### REQUIREMENT
For each line that holds "with", copy the line out.

--- START ---

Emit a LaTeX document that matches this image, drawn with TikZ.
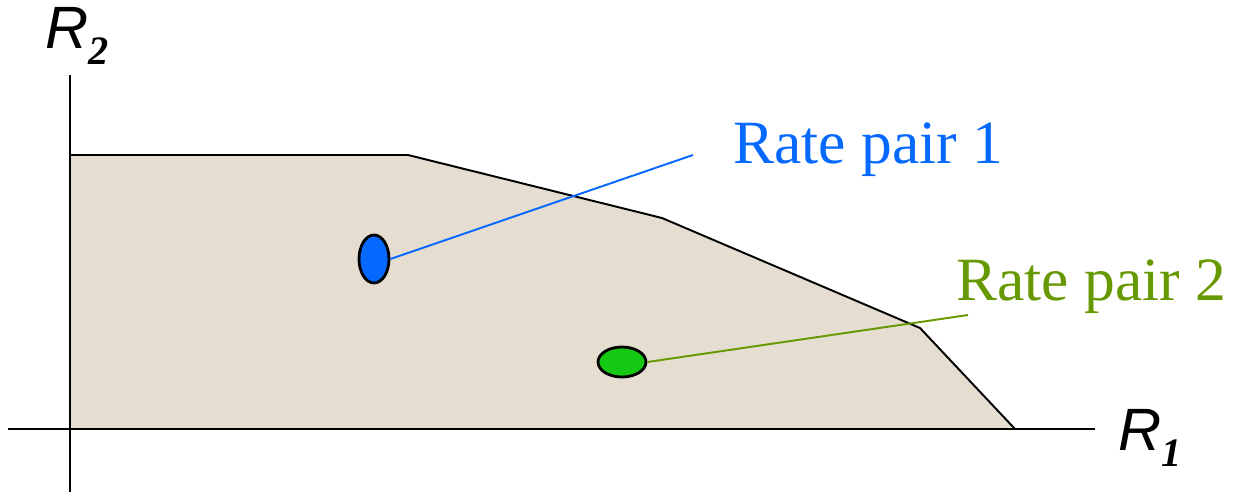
\documentclass[tikz,border=0pt]{standalone}
\usepackage{fontspec}
\setmainfont{Liberation Serif}
\setsansfont{Liberation Sans}
\usetikzlibrary{shapes.geometric}
\definecolor{sand}{RGB}{228,221,208}
\definecolor{pairblue}{RGB}{5,105,255}
\definecolor{pairgreen}{RGB}{20,200,20}
\definecolor{olivegreen}{RGB}{102,153,0}
\newcommand{\axlabel}[2]{{\sffamily\itshape #1}\raisebox{-9.6pt}{\fontsize{23}{25}\selectfont\bfseries\itshape #2}}

\begin{document}
\begin{tikzpicture}[scale=1, >=latex,
    axtext/.style={anchor=base west, inner sep=0pt, font=\fontsize{34}{38}\selectfont},
    pairtext/.style={anchor=base west, inner sep=0pt, font=\fontsize{35}{40}\selectfont},
    pairdot/.style={ellipse, draw=black, line width=1.6pt, inner sep=0pt}]
        \useasboundingbox (-1.4,-1.28) rectangle (23.6,8.58);
        % ==== RATE REGION ====
        \fill[sand] (0,0) -- (0,5.48) -- (6.76,5.48) -- (11.84,4.22) -- (17.0,2.02) -- (18.9,0) -- cycle;
        \draw[line width=1.1pt] (0,5.48) -- (6.76,5.48) -- (11.84,4.22) -- (17.0,2.02) -- (18.9,0);
        % ==== AXES ====
        \draw[line width=0.85pt] (-1.24,0) -- (20.5,0);
        \draw[line width=0.85pt] (0,-1.26) -- (0,7.08);
        \node[axtext] (r1) at (20.96,-0.42) {\axlabel{R}{1}};
        \node[axtext] (r2) at (-0.5,7.62) {\axlabel{R}{2}};
        % ==== RATE PAIRS ====
        \node[pairdot, fill=pairblue, minimum width=0.6cm, minimum height=0.96cm] (p1) at (6.08,3.4) {};
        \node[pairdot, fill=pairgreen, minimum width=0.96cm, minimum height=0.6cm] (p2) at (11.04,1.34) {};
        \coordinate (e1) at (12.46,5.48);
        \coordinate (e2) at (17.96,2.28);
        \draw[pairblue, line width=1.1pt] (p1.east) -- (e1);
        \draw[olivegreen, line width=1.1pt] (p2.east) -- (e2);
        \node[pairtext, pairblue] (t1) at (13.26,5.32) {Rate pair 1};
        \node[pairtext, olivegreen] (t2) at (17.72,2.58) {Rate pair 2};
\end{tikzpicture}
\end{document}
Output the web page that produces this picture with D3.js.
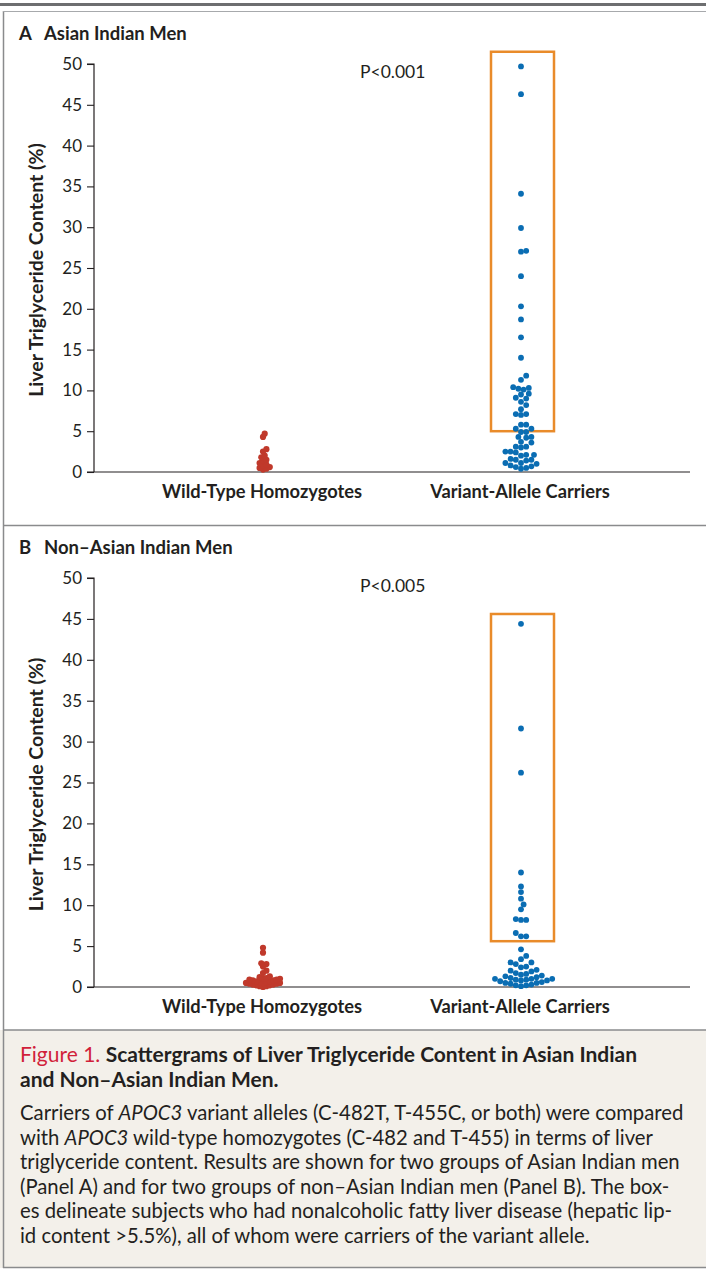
<!DOCTYPE html>
<html><head><meta charset="utf-8">
<script src="https://cdn.jsdelivr.net/npm/d3@7"></script>
<style>
body{margin:0;background:#fff;}
svg{display:block;font-family:"Lato","Open Sans",sans-serif;}
</style></head>
<body><svg id="c" width="706" height="1270"></svg>
<script>
// ---- data ----
const categories = ["Wild-Type Homozygotes", "Variant-Allele Carriers"];
const yTicks = [0,5,10,15,20,25,30,35,40,45,50];
const panelTitles = ["Asian Indian Men", "Non\u2013Asian Indian Men"];
const panelLetters = ["A", "B"];
const pLabels = ["P<0.001", "P<0.005"];
const boxRangeA = [5.0, 51.5];
const boxRangeB = [5.6, 45.6];
const wildA = [4.7,4.3,2.8,2.5,2.0,1.8,1.5,1.4,1.1,0.9,0.8,0.6,0.5,0.4,0.3];
const variantA = [49.7,46.3,34.1,29.9,27.0,27.1,24.0,20.3,18.7,16.5,14.0,11.8,11.3,10.4,10.3,10.2,10.1,9.6,9.5,9.1,9.0,8.6,8.2,7.7,7.1,7.0,7.1,5.8,5.8,5.3,5.3,4.9,4.9,4.3,4.3,4.2,3.7,3.6,3.1,3.0,3.1,2.5,2.4,2.5,2.1,2.0,2.1,1.5,1.4,1.5,1.6,1.1,1.0,1.1,0.8,0.7,0.6,0.5,0.4];
const wildB = [4.8,4.2,2.9,2.8,2.5,2.0,1.7,1.3,1.2,1.1,1.0,1.0,0.9,0.9,0.8,0.8,0.7,0.7,0.6,0.6,0.5,0.5,0.5,0.4,0.4,0.3,0.3,0.2,0.2,0.1,0.1,0.0];
const variantB = [44.4,31.6,26.2,14.0,12.3,11.6,10.8,10.1,9.5,8.2,8.2,8.3,6.6,6.2,6.2,4.6,3.8,3.4,3.0,3.0,2.8,2.5,2.4,2.1,2.0,1.9,1.7,1.6,1.5,1.4,1.3,1.2,1.1,1.0,1.0,1.0,0.9,0.9,0.8,0.8,0.7,0.6,0.5,0.5,0.4,0.3,0.2,0.2,0.1];
const captionTitle1 = "Scattergrams of Liver Triglyceride Content in Asian Indian";
const captionTitle2 = "and Non\u2013Asian Indian Men.";
const captionLines = [
  [["Carriers of ",0],["APOC3",1],[" variant alleles (C-482T, T-455C, or both) were compared",0]],
  [["with ",0],["APOC3",1],[" wild-type homozygotes (C-482 and T-455) in terms of liver",0]],
  [["triglyceride content. Results are shown for two groups of Asian Indian men",0]],
  [["(Panel A) and for two groups of non\u2013Asian Indian men (Panel B). The box-",0]],
  [["es delineate subjects who had nonalcoholic fatty liver disease (hepatic lip-",0]],
  [["id content >5.5%), all of whom were carriers of the variant allele.",0]]
];

const RED = "#c0392b", BLUE = "#0a6db3", ORANGE = "#e98b2a", INK = "#231f20";
const svg = d3.select("#c");

// frame
svg.append("rect").attr("x",0).attr("y",3).attr("width",706).attr("height",3).attr("fill","#6d6e70");
svg.append("rect").attr("x",0).attr("y",1030).attr("width",706).attr("height",238).attr("fill","#f3f0ea");
svg.append("line").attr("x1",3.5).attr("x2",3.5).attr("y1",11).attr("y2",1268).attr("stroke","#8a8b8d").attr("stroke-width",1.5);
svg.append("line").attr("x1",3).attr("x2",706).attr("y1",11.5).attr("y2",11.5).attr("stroke","#a7a9ac").attr("stroke-width",1);
[525.5,1030,1267.5].forEach(y=>svg.append("line").attr("x1",3).attr("x2",706).attr("y1",y).attr("y2",y).attr("stroke","#8a8b8d").attr("stroke-width",1.5));

function beeswarm(vals, y, cx, dx){
  const sorted = vals.map((v,i)=>({v,i})).sort((a,b)=>a.v-b.v);
  const placed = [];
  sorted.forEach(d=>{
    const py = y(d.v);
    let best = null;
    for(let k=0;k<60;k++){
      const offs = k===0?[0]:[k*dx*0.5,-k*dx*0.5];
      for(const o of offs){
        const ok = placed.every(p=>((p.x-(cx+o))**2+(p.y-py)**2) >= dx*dx);
        if(ok){best=o;break;}
      }
      if(best!==null)break;
    }
    placed.push({x:cx+best,y:py,v:d.v});
  });
  return placed;
}

function panel(idx, top, bottom, wild, variant, boxRange){
  const y = d3.scaleLinear().domain([0,50]).range([bottom, top]);
  const xc = c => ({"Wild-Type Homozygotes":263,"Variant-Allele Carriers":521})[c];
  const g = svg.append("g");
  // title
  const ty = top - 24;
  g.append("text").attr("x",19).attr("y",ty).attr("font-weight","bold").attr("font-size",18.5).attr("fill",INK).text(panelLetters[idx]);
  g.append("text").attr("x",44).attr("y",ty).attr("font-weight","bold").attr("font-size",18.5).attr("fill",INK).text(panelTitles[idx]);
  // y axis
  const ax = g.append("g").attr("transform","translate(94,0)").call(d3.axisLeft(y).tickValues(yTicks).tickSize(7).tickPadding(5));
  ax.select(".domain").attr("d",`M-7,${y(50)}H0V${y(0)}`).attr("stroke",INK).attr("stroke-width",1.2);
  ax.selectAll(".tick line").attr("stroke",INK).attr("stroke-width",1.1);
  ax.selectAll(".tick text").attr("font-size",17).attr("fill",INK).attr("font-family","Lato,sans-serif");
  // x axis
  g.append("line").attr("x1",87).attr("x2",690).attr("y1",y(0)).attr("y2",y(0)).attr("stroke",INK).attr("stroke-width",1.2);
  categories.forEach(c=>{
    g.append("text").attr("x",xc(c)-1).attr("y",y(0)+26).attr("text-anchor","middle").attr("font-weight","bold").attr("font-size",18.3).attr("fill",INK).text(c);
  });
  // y label
  g.append("text").attr("transform",`translate(43,${(y(0)+y(50))/2+2}) rotate(-90)`).attr("text-anchor","middle")
    .attr("font-weight","bold").attr("font-size",19.5).attr("fill",INK).text("Liver Triglyceride Content (%)");
  // P value
  g.append("text").attr("x",360).attr("y",y(50)+14).attr("font-size",17.5).attr("fill",INK).text(pLabels[idx]);
  // box
  g.append("rect").attr("x",491).attr("y",y(boxRange[1])).attr("width",63).attr("height",y(boxRange[0])-y(boxRange[1]))
    .attr("fill","none").attr("stroke",ORANGE).attr("stroke-width",2.5);
  // points
  const wp = beeswarm(wild, y, xc(categories[0]), 3.4);
  const vp = beeswarm(variant, y, xc(categories[1]), 5.2);
  g.selectAll(".w").data(wp).join("circle").attr("cx",d=>d.x).attr("cy",d=>d.y).attr("r",3.1).attr("fill",RED);
  g.selectAll(".v").data(vp).join("circle").attr("cx",d=>d.x).attr("cy",d=>d.y).attr("r",2.9).attr("fill",BLUE);
}
panel(0, 64, 472, wildA, variantA, boxRangeA);
panel(1, 578, 987, wildB, variantB, boxRangeB);

// caption
const cap = svg.append("g").attr("fill",INK);
const t1 = cap.append("text").attr("x",20).attr("y",1062).attr("font-weight","bold").attr("font-size",21);
t1.append("tspan").attr("fill","#d11f3a").attr("font-weight","normal").text("Figure 1. ");
t1.append("tspan").text(captionTitle1);
cap.append("text").attr("x",20).attr("y",1087).attr("font-weight","bold").attr("font-size",21).text(captionTitle2);
captionLines.forEach((line,i)=>{
  const t = cap.append("text").attr("x",20).attr("y",1120+i*24.6).attr("font-size",20.3);
  line.forEach(([s,it])=>t.append("tspan").attr("font-style",it?"italic":"normal").text(s));
});
</script></body></html>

--- END ---

### RESULT FOR THIS EXERCISE
Emit a LaTeX document that matches this image, drawn with TikZ.
Output the web page that produces this picture with D3.js.
  [["with ",0],["APOC3",1],[" wild-type homozygotes (C-482 and T-455) in terms of liver",0]],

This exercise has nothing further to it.